Anyone with a green bone in their body should love rechargeable batteries, but it’s awfully difficult. Alkaline batteries provide always available power, last a long time, and are widely available and inexpensive, while rechargeables are expensive, unpredictable, and usually dead when you need them. As a fan of green technology, I was frustrated at the prospect of buying throwaway alkaline batteries, but could not find a better solution until now. The La Crosse BC-700 battery charger has reversed my impression of rechargeable batteries. It’s that good.
It’s The Chargers That Suck, Not The Batteries
Rechargeable battery technology has advanced dramatically in my lifetime. When I was a kid, nickel cadmium batteries (NiCd) were the only game in town when it came to portable rechargeables. Now, nickel metal hydride (NiMH) and lithium-ion or polymer batteries have taken over in most applications. Surprisingly, the basic chemistry of these batteries is not entirely responsible for the advantages seen over NiCd.
The main difficulty with rechargeable batteries, whether NiCd, NiMH, or lithium-ion is proper charging, storage, and environmental factors during use. NiMH batteries do have slightly better energy density than NiCd, and lithium-ion batteries leave both behind, but each must be carefully charged according to its specifications to be effective and to last for years of use.
Most common battery chargers found in discount stores are worthless energy pumps that destroy these valuable batteries and ruin their reputation. Proper charging of NiCd and NiMH batteries requires careful monitoring of voltage, current, and temperature, yet simple chargers sold by famous names fail to do any of this. They simply pour a constant supply of power into the battery for a set amount of time, guaranteeing improper charging and reducing the useful life of the cells.
Intelligent Chargers Change Everything
Intelligent battery chargers, like the La Crosse BC-700 I bought, are entirely different. Most monitor the change in voltage during the charging process, allowing NiCd in NiMH batteries to be charged fully and correctly. They also monitor temperature and include intelligent cut off systems to prevent overcharging, thus preserving and protecting rechargeables cells.
The BC-700 is a simple and inexpensive charger that can handle from 1 to 4 AA or AAA batteries. Whereas cheap chargers group batteries in pairs, smart chargers treat each independently of the others. Each battery is monitored for voltage, time, current, and temperature and a display on the front of the unit shows progress and state of charge. The La Crosse BC-9009 is a more-advanced charger that packs more charging power and comes with many batteries and a carrying case.
The La Crosse even has an intelligence refresh mode that continually charges and discharges the battery until it reaches an optimal state of charge. I was able to use this mode to bring a number of older NiCd batteries back to life, saving them from the trash. For example, each of the solar walkway lights in front of my house is powered by a single NiCd AA battery. After two years of service, these lights only lasted a couple of minutes after dark.

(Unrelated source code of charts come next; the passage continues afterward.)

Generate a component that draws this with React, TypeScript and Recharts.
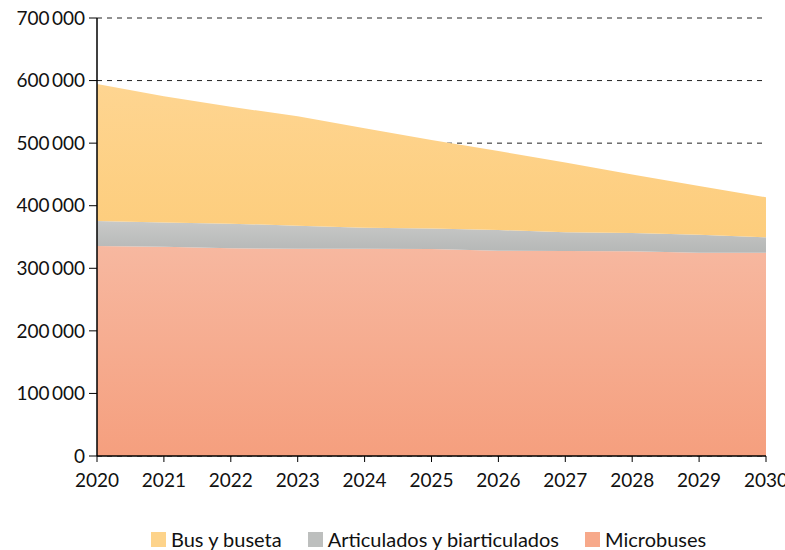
import React from "react";
import {
  AreaChart,
  Area,
  XAxis,
  YAxis,
  CartesianGrid,
  Legend,
} from "recharts";

const years = ["2020", "2021", "2022", "2023", "2024", "2025", "2026", "2027", "2028", "2029", "2030"];
const microbuses = [335600, 334500, 332000, 331300, 331300, 330800, 328100, 327600, 327100, 324900, 324900];
const articulados = [40000, 38700, 39300, 36800, 33600, 32800, 33100, 29900, 29300, 28800, 24600];
const busBuseta = [218900, 201800, 186700, 174900, 159100, 141400, 126300, 111500, 93600, 77800, 64000];
const yTicks = [0, 100000, 200000, 300000, 400000, 500000, 600000, 700000];

const data = years.map((year, i) => ({
  year,
  micro: microbuses[i],
  art: articulados[i],
  bus: busBuseta[i],
}));

const legendItems = [
  { label: "Bus y buseta", swatch: "#fdd38a" },
  { label: "Articulados y biarticulados", swatch: "#bdbfbe" },
  { label: "Microbuses", swatch: "#f7a98a" },
];

const fmt = (v: number) => (v === 0 ? "0" : v.toLocaleString("en-US").replace(/,/g, "\u2009"));

function LegendContent() {
  return (
    <div style={{ display: "flex", alignItems: "center", gap: 26, fontFamily: "Lato", fontSize: 20, color: "#111", lineHeight: "22px" }}>
      {legendItems.map((it) => (
        <div key={it.label} style={{ display: "flex", alignItems: "center", gap: 5 }}>
          <span style={{ display: "inline-block", width: 15, height: 15, background: it.swatch }} />
          <span>{it.label}</span>
        </div>
      ))}
    </div>
  );
}

export default function App() {
  return (
    <div style={{ position: "absolute", left: 0, top: 0, width: 785, height: 550, background: "#fff" }}>
      <AreaChart width={785} height={550} data={data} margin={{ top: 18, right: 19, left: 0, bottom: 36 }}>
        <defs>
          <linearGradient id="gBus" x1="0" y1="0" x2="0" y2="1">
            <stop offset="0%" stopColor="#fed591" />
            <stop offset="100%" stopColor="#fdcd7c" />
          </linearGradient>
          <linearGradient id="gArt" x1="0" y1="0" x2="0" y2="1">
            <stop offset="0%" stopColor="#c8c9c8" />
            <stop offset="100%" stopColor="#b5b7b6" />
          </linearGradient>
          <linearGradient id="gMicro" x1="0" y1="0" x2="0" y2="1">
            <stop offset="0%" stopColor="#f7b8a0" />
            <stop offset="100%" stopColor="#f59f7e" />
          </linearGradient>
        </defs>
        <CartesianGrid vertical={false} stroke="#222" strokeDasharray="5 5" />
        <XAxis
          dataKey="year"
          height={36}
          tickLine={{ stroke: "#000" }}
          axisLine={{ stroke: "#000", strokeWidth: 1.5 }}
          tickSize={6}
          tick={{ fill: "#111", fontSize: 19, fontFamily: "Lato" }}
          tickMargin={12}
          interval={0}
        />
        <YAxis
          width={97}
          domain={[0, 700000]}
          ticks={yTicks}
          tickFormatter={fmt}
          tickLine={{ stroke: "#000" }}
          axisLine={{ stroke: "#000", strokeWidth: 1.5 }}
          tickSize={8}
          tickMargin={4}
          tick={{ fill: "#111", fontSize: 19, fontFamily: "Lato" }}
        />
        <Area type="linear" dataKey="micro" name="Microbuses" stackId="1" stroke="none" fill="url(#gMicro)" fillOpacity={1} isAnimationActive={false} />
        <Area type="linear" dataKey="art" name="Articulados y biarticulados" stackId="1" stroke="none" fill="url(#gArt)" fillOpacity={1} isAnimationActive={false} />
        <Area type="linear" dataKey="bus" name="Bus y buseta" stackId="1" stroke="none" fill="url(#gBus)" fillOpacity={1} isAnimationActive={false} />
        <Legend content={<LegendContent />} wrapperStyle={{ left: 151, bottom: 0, width: "auto" }} />
      </AreaChart>
    </div>
  );
}
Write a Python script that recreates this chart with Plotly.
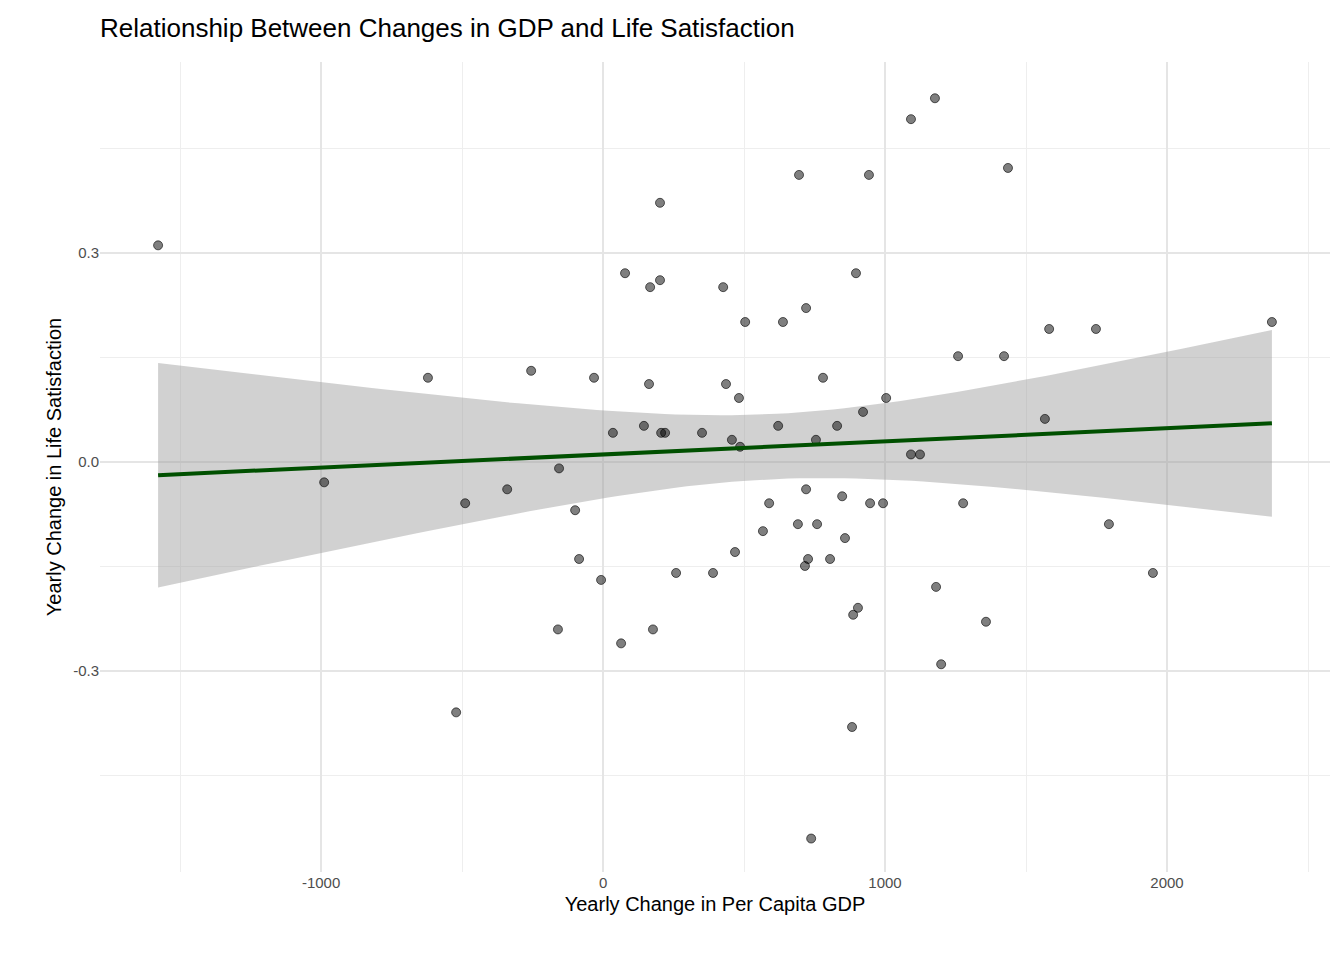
import numpy as np
import plotly.graph_objects as go

gdp_change = [-1578, 1177, 1092, 1436, 695, 943, 202, 78, 202, 167, 426, 897, 720, 504, 638,
              1582, 1748, 2372, 1259, 1422, -621, -255, -32, 163, 436, 780, 482, 922, 1004, 1567,
              35, 145, 206, 220, 351, 457, 486, 621, 755, 830, 1092, 1124, -989, -489, -340,
              -156, -99, -85, -7, 589, 567, 720, 691, 759, 848, 947, 993, 1277, 1794, 468,
              727, 716, 805, 858, 259, 390, 1950, 1181, 904, 887, 1358, -160, 177, 64, 1199,
              -521, 883, 738]
ls_change = [0.311, 0.522, 0.492, 0.422, 0.412, 0.412, 0.372, 0.271, 0.261, 0.251, 0.251, 0.271,
             0.221, 0.201, 0.201, 0.191, 0.191, 0.201, 0.152, 0.152, 0.121, 0.131, 0.121, 0.112,
             0.112, 0.121, 0.092, 0.072, 0.092, 0.062, 0.042, 0.052, 0.042, 0.042, 0.042, 0.032,
             0.022, 0.052, 0.032, 0.052, 0.011, 0.011, -0.029, -0.059, -0.039, -0.009, -0.069,
             -0.139, -0.169, -0.059, -0.099, -0.039, -0.089, -0.089, -0.049, -0.059, -0.059,
             -0.059, -0.089, -0.129, -0.139, -0.149, -0.139, -0.109, -0.159, -0.159, -0.159,
             -0.179, -0.209, -0.219, -0.229, -0.240, -0.240, -0.260, -0.290, -0.359, -0.380,
             -0.540]
x_ticks = [-1000, 0, 1000, 2000]
x_labels = ['-1000', '0', '1000', '2000']
y_ticks = [-0.3, 0, 0.3]
y_labels = ['-0.3', '0.0', '0.3']

# linear fit with 95% confidence band (like geom_smooth(method="lm"))
x = np.array(gdp_change, float)
y = np.array(ls_change, float)
n = len(x)
b1, b0 = np.polyfit(x, y, 1)
resid = y - (b0 + b1 * x)
s = np.sqrt((resid ** 2).sum() / (n - 2))
xs = np.linspace(x.min(), x.max(), 100)
fit = b0 + b1 * xs
se = s * np.sqrt(1 / n + (xs - x.mean()) ** 2 / ((x - x.mean()) ** 2).sum())
t = 1.992
lo, hi = fit - t * se, fit + t * se

fig = go.Figure()
fig.add_trace(go.Scatter(x=np.concatenate([xs, xs[::-1]]), y=np.concatenate([hi, lo[::-1]]),
                         fill='toself', fillcolor='rgba(153,153,153,0.45)',
                         line=dict(width=0), hoverinfo='skip'))
fig.add_trace(go.Scatter(x=x, y=y, mode='markers',
                         marker=dict(size=9, color='rgba(0,0,0,0.5)',
                                     line=dict(width=1, color='rgba(0,0,0,0.6)'))))
fig.add_trace(go.Scatter(x=xs, y=fit, mode='lines', line=dict(color='#005000', width=4)))

fig.update_layout(
    width=1344, height=960, showlegend=False,
    plot_bgcolor='white', paper_bgcolor='white',
    margin=dict(l=92, r=22, t=54, b=96),
    font=dict(family='Liberation Sans, Arial', color='black'),
    title=dict(text='Relationship Between Changes in GDP and Life Satisfaction',
               x=0, xref='paper', y=0.979, yref='container', yanchor='middle',
               font=dict(size=26)),
)
fig.update_xaxes(range=[-1784, 2578], tickvals=x_ticks, ticktext=x_labels,
                 gridcolor='#e5e5e5', gridwidth=2, zeroline=False,
                 tickfont=dict(size=15, color='#4d4d4d'),
                 minor=dict(tickvals=[-1500, -500, 500, 1500, 2500], showgrid=True,
                            gridcolor='#eeeeee', gridwidth=1),
                 title=dict(text='Yearly Change in Per Capita GDP', font=dict(size=20), standoff=6))
fig.update_yaxes(range=[-0.588, 0.574], tickvals=y_ticks, ticktext=y_labels,
                 gridcolor='#e5e5e5', gridwidth=2, zeroline=False,
                 tickfont=dict(size=15, color='#4d4d4d'),
                 minor=dict(tickvals=[-0.45, -0.15, 0.15, 0.45], showgrid=True,
                            gridcolor='#eeeeee', gridwidth=1),
                 title=dict(text='Yearly Change in Life Satisfaction', font=dict(size=20), standoff=6))
fig.write_html("out.html")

After a run through the refresh mode on the charger, however, these batteries last hours again. I was even able to revive the NiCd batteries that came with my 10-year-old Creative Nomad Jukebox mp3 player!
It’s really a pity that major manufacturers like Duracell and Energizer package their rechargeable batteries with chargers that will render them useless after just a few months. These vendors seem hopelessly stuck with the disposable alkaline mindset, no doubt trying to protect their current market position. Sadly, these terrible products have ruined the reputation of rechargeable batteries for the general public.
I would not hesitate to recommend purchasing NiCd or NiMH battery cells as long as an appropriate charger is used. Intelligent battery chargers like the La Crosse BC-700 or BC-9009 and Powerex WizardOne are inexpensive and effective, and should be part of the technology arsenal of any green minded geek.
I was looking for advice on when you should use the various modes. Is there a general optimum mode that you can use all the time so as to avoid confusion? And, at what amperage do you do the charging?